GOAL:
Every line of the listing must be reproduced as it stands. Leave the images behind.

------

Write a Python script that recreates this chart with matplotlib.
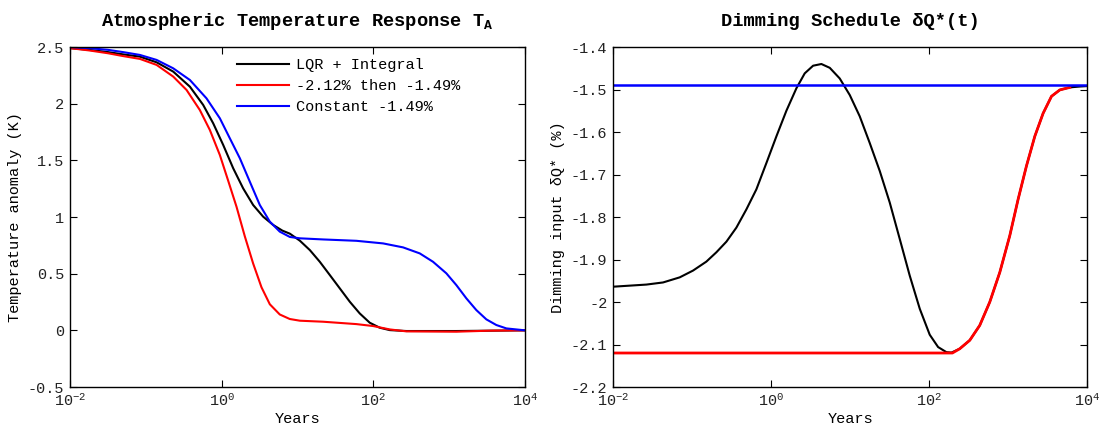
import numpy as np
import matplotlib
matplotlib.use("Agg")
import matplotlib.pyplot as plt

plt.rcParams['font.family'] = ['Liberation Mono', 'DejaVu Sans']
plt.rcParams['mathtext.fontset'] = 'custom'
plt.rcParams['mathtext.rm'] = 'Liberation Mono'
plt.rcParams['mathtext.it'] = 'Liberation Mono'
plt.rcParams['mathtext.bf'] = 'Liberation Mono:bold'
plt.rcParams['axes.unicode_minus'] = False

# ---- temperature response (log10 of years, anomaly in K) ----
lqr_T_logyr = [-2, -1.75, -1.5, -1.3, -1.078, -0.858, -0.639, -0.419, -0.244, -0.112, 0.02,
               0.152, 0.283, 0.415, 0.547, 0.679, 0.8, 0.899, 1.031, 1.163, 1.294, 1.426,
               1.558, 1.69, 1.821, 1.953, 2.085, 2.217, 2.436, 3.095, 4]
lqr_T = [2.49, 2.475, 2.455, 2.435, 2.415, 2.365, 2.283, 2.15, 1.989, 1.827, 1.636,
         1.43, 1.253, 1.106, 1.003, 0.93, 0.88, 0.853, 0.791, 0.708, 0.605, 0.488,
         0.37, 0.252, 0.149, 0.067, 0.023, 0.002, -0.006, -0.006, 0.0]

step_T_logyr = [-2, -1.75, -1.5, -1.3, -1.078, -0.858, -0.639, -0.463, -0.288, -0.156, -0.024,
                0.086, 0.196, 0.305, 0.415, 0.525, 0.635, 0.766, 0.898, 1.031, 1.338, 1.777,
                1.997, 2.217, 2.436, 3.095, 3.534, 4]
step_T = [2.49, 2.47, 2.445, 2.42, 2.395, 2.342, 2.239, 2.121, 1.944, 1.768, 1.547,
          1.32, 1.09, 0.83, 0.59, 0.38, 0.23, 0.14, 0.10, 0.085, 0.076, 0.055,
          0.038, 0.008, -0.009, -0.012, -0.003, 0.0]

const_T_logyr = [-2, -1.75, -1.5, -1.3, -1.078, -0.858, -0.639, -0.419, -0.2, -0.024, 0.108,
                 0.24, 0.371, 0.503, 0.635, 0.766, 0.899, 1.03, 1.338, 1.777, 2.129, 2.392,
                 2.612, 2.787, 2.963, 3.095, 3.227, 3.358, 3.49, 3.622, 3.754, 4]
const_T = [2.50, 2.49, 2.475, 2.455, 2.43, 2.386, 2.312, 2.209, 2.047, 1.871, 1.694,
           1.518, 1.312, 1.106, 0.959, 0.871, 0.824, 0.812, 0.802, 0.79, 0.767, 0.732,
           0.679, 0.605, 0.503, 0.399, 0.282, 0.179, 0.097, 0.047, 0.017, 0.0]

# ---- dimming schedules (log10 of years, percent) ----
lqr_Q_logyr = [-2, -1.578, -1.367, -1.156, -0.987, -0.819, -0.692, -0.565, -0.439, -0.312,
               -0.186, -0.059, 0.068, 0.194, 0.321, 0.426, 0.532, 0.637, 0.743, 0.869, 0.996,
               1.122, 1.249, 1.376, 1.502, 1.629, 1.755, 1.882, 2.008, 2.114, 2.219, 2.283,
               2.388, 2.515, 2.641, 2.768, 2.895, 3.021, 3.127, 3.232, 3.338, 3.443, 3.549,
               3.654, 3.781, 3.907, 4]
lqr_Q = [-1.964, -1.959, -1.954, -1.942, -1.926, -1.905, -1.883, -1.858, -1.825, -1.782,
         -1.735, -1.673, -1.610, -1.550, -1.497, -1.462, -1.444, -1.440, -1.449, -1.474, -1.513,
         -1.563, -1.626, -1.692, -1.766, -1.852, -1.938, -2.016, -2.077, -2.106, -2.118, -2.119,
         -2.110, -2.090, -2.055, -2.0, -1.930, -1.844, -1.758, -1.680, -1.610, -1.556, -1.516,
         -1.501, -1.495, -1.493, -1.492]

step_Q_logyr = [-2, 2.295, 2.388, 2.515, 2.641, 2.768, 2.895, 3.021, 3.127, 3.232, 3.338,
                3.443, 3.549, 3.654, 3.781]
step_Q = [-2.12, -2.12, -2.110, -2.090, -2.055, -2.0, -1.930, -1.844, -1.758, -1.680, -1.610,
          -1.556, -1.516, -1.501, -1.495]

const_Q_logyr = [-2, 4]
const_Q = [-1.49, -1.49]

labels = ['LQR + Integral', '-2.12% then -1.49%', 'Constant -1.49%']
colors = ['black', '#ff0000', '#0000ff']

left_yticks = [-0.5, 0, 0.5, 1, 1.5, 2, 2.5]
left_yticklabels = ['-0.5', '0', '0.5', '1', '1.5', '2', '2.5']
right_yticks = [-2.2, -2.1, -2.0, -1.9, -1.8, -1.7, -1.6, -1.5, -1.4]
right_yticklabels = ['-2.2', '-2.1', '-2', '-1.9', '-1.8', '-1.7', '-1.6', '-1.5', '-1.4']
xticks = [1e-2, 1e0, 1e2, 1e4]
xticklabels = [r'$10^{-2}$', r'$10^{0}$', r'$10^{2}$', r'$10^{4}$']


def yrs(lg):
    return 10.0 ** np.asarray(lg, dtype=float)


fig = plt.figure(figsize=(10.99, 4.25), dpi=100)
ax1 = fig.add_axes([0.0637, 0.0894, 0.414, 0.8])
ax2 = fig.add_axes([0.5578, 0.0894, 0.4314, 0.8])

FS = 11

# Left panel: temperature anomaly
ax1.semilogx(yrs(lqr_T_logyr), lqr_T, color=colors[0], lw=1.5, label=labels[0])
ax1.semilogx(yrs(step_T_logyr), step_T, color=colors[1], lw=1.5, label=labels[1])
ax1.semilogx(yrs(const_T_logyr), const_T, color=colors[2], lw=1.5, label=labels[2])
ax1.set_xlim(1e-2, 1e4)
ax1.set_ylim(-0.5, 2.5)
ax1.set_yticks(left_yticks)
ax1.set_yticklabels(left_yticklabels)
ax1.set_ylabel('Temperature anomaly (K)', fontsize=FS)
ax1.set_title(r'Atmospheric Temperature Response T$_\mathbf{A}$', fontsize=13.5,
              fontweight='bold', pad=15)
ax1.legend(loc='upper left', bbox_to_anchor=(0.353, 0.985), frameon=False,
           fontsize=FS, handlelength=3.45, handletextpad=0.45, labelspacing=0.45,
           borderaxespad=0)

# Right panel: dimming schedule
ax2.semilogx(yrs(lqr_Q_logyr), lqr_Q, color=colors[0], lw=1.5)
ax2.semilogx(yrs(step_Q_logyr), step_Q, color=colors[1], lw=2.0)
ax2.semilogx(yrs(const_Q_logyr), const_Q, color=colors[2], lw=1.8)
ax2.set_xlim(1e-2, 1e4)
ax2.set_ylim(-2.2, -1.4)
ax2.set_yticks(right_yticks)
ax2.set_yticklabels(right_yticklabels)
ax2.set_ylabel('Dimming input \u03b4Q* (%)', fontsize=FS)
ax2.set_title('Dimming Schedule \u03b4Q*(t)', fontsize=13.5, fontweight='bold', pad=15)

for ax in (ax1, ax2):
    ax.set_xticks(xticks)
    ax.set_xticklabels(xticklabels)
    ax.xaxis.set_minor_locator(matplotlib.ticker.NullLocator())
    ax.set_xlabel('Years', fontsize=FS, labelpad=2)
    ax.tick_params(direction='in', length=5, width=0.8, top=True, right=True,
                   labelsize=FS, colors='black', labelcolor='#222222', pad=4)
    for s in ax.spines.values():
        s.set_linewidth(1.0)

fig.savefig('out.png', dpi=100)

------

SOLUTION TO THIS TASK:
Write a Python script that recreates this chart with matplotlib.
import numpy as np
import matplotlib
matplotlib.use("Agg")
import matplotlib.pyplot as plt

plt.rcParams['font.family'] = ['Liberation Mono', 'DejaVu Sans']
plt.rcParams['mathtext.fontset'] = 'custom'
plt.rcParams['mathtext.rm'] = 'Liberation Mono'
plt.rcParams['mathtext.it'] = 'Liberation Mono'
plt.rcParams['mathtext.bf'] = 'Liberation Mono:bold'
plt.rcParams['axes.unicode_minus'] = False

# ---- temperature response (log10 of years, anomaly in K) ----
lqr_T_logyr = [-2, -1.75, -1.5, -1.3, -1.078, -0.858, -0.639, -0.419, -0.244, -0.112, 0.02,
               0.152, 0.283, 0.415, 0.547, 0.679, 0.8, 0.899, 1.031, 1.163, 1.294, 1.426,
               1.558, 1.69, 1.821, 1.953, 2.085, 2.217, 2.436, 3.095, 4]
lqr_T = [2.49, 2.475, 2.455, 2.435, 2.415, 2.365, 2.283, 2.15, 1.989, 1.827, 1.636,
         1.43, 1.253, 1.106, 1.003, 0.93, 0.88, 0.853, 0.791, 0.708, 0.605, 0.488,
         0.37, 0.252, 0.149, 0.067, 0.023, 0.002, -0.006, -0.006, 0.0]

step_T_logyr = [-2, -1.75, -1.5, -1.3, -1.078, -0.858, -0.639, -0.463, -0.288, -0.156, -0.024,
                0.086, 0.196, 0.305, 0.415, 0.525, 0.635, 0.766, 0.898, 1.031, 1.338, 1.777,
                1.997, 2.217, 2.436, 3.095, 3.534, 4]
step_T = [2.49, 2.47, 2.445, 2.42, 2.395, 2.342, 2.239, 2.121, 1.944, 1.768, 1.547,
          1.32, 1.09, 0.83, 0.59, 0.38, 0.23, 0.14, 0.10, 0.085, 0.076, 0.055,
          0.038, 0.008, -0.009, -0.012, -0.003, 0.0]

const_T_logyr = [-2, -1.75, -1.5, -1.3, -1.078, -0.858, -0.639, -0.419, -0.2, -0.024, 0.108,
                 0.24, 0.371, 0.503, 0.635, 0.766, 0.899, 1.03, 1.338, 1.777, 2.129, 2.392,
                 2.612, 2.787, 2.963, 3.095, 3.227, 3.358, 3.49, 3.622, 3.754, 4]
const_T = [2.50, 2.49, 2.475, 2.455, 2.43, 2.386, 2.312, 2.209, 2.047, 1.871, 1.694,
           1.518, 1.312, 1.106, 0.959, 0.871, 0.824, 0.812, 0.802, 0.79, 0.767, 0.732,
           0.679, 0.605, 0.503, 0.399, 0.282, 0.179, 0.097, 0.047, 0.017, 0.0]

# ---- dimming schedules (log10 of years, percent) ----
lqr_Q_logyr = [-2, -1.578, -1.367, -1.156, -0.987, -0.819, -0.692, -0.565, -0.439, -0.312,
               -0.186, -0.059, 0.068, 0.194, 0.321, 0.426, 0.532, 0.637, 0.743, 0.869, 0.996,
               1.122, 1.249, 1.376, 1.502, 1.629, 1.755, 1.882, 2.008, 2.114, 2.219, 2.283,
               2.388, 2.515, 2.641, 2.768, 2.895, 3.021, 3.127, 3.232, 3.338, 3.443, 3.549,
               3.654, 3.781, 3.907, 4]
lqr_Q = [-1.964, -1.959, -1.954, -1.942, -1.926, -1.905, -1.883, -1.858, -1.825, -1.782,
         -1.735, -1.673, -1.610, -1.550, -1.497, -1.462, -1.444, -1.440, -1.449, -1.474, -1.513,
         -1.563, -1.626, -1.692, -1.766, -1.852, -1.938, -2.016, -2.077, -2.106, -2.118, -2.119,
         -2.110, -2.090, -2.055, -2.0, -1.930, -1.844, -1.758, -1.680, -1.610, -1.556, -1.516,
         -1.501, -1.495, -1.493, -1.492]

step_Q_logyr = [-2, 2.295, 2.388, 2.515, 2.641, 2.768, 2.895, 3.021, 3.127, 3.232, 3.338,
                3.443, 3.549, 3.654, 3.781]
step_Q = [-2.12, -2.12, -2.110, -2.090, -2.055, -2.0, -1.930, -1.844, -1.758, -1.680, -1.610,
          -1.556, -1.516, -1.501, -1.495]

const_Q_logyr = [-2, 4]
const_Q = [-1.49, -1.49]

labels = ['LQR + Integral', '-2.12% then -1.49%', 'Constant -1.49%']
colors = ['black', '#ff0000', '#0000ff']

left_yticks = [-0.5, 0, 0.5, 1, 1.5, 2, 2.5]
left_yticklabels = ['-0.5', '0', '0.5', '1', '1.5', '2', '2.5']
right_yticks = [-2.2, -2.1, -2.0, -1.9, -1.8, -1.7, -1.6, -1.5, -1.4]
right_yticklabels = ['-2.2', '-2.1', '-2', '-1.9', '-1.8', '-1.7', '-1.6', '-1.5', '-1.4']
xticks = [1e-2, 1e0, 1e2, 1e4]
xticklabels = [r'$10^{-2}$', r'$10^{0}$', r'$10^{2}$', r'$10^{4}$']


def yrs(lg):
    return 10.0 ** np.asarray(lg, dtype=float)


fig = plt.figure(figsize=(10.99, 4.25), dpi=100)
ax1 = fig.add_axes([0.0637, 0.0894, 0.414, 0.8])
ax2 = fig.add_axes([0.5578, 0.0894, 0.4314, 0.8])

FS = 11

# Left panel: temperature anomaly
ax1.semilogx(yrs(lqr_T_logyr), lqr_T, color=colors[0], lw=1.5, label=labels[0])
ax1.semilogx(yrs(step_T_logyr), step_T, color=colors[1], lw=1.5, label=labels[1])
ax1.semilogx(yrs(const_T_logyr), const_T, color=colors[2], lw=1.5, label=labels[2])
ax1.set_xlim(1e-2, 1e4)
ax1.set_ylim(-0.5, 2.5)
ax1.set_yticks(left_yticks)
ax1.set_yticklabels(left_yticklabels)
ax1.set_ylabel('Temperature anomaly (K)', fontsize=FS)
ax1.set_title(r'Atmospheric Temperature Response T$_\mathbf{A}$', fontsize=13.5,
              fontweight='bold', pad=15)
ax1.legend(loc='upper left', bbox_to_anchor=(0.353, 0.985), frameon=False,
           fontsize=FS, handlelength=3.45, handletextpad=0.45, labelspacing=0.45,
           borderaxespad=0)

# Right panel: dimming schedule
ax2.semilogx(yrs(lqr_Q_logyr), lqr_Q, color=colors[0], lw=1.5)
ax2.semilogx(yrs(step_Q_logyr), step_Q, color=colors[1], lw=2.0)
ax2.semilogx(yrs(const_Q_logyr), const_Q, color=colors[2], lw=1.8)
ax2.set_xlim(1e-2, 1e4)
ax2.set_ylim(-2.2, -1.4)
ax2.set_yticks(right_yticks)
ax2.set_yticklabels(right_yticklabels)
ax2.set_ylabel('Dimming input \u03b4Q* (%)', fontsize=FS)
ax2.set_title('Dimming Schedule \u03b4Q*(t)', fontsize=13.5, fontweight='bold', pad=15)

for ax in (ax1, ax2):
    ax.set_xticks(xticks)
    ax.set_xticklabels(xticklabels)
    ax.xaxis.set_minor_locator(matplotlib.ticker.NullLocator())
    ax.set_xlabel('Years', fontsize=FS, labelpad=2)
    ax.tick_params(direction='in', length=5, width=0.8, top=True, right=True,
                   labelsize=FS, colors='black', labelcolor='#222222', pad=4)
    for s in ax.spines.values():
        s.set_linewidth(1.0)

fig.savefig('out.png', dpi=100)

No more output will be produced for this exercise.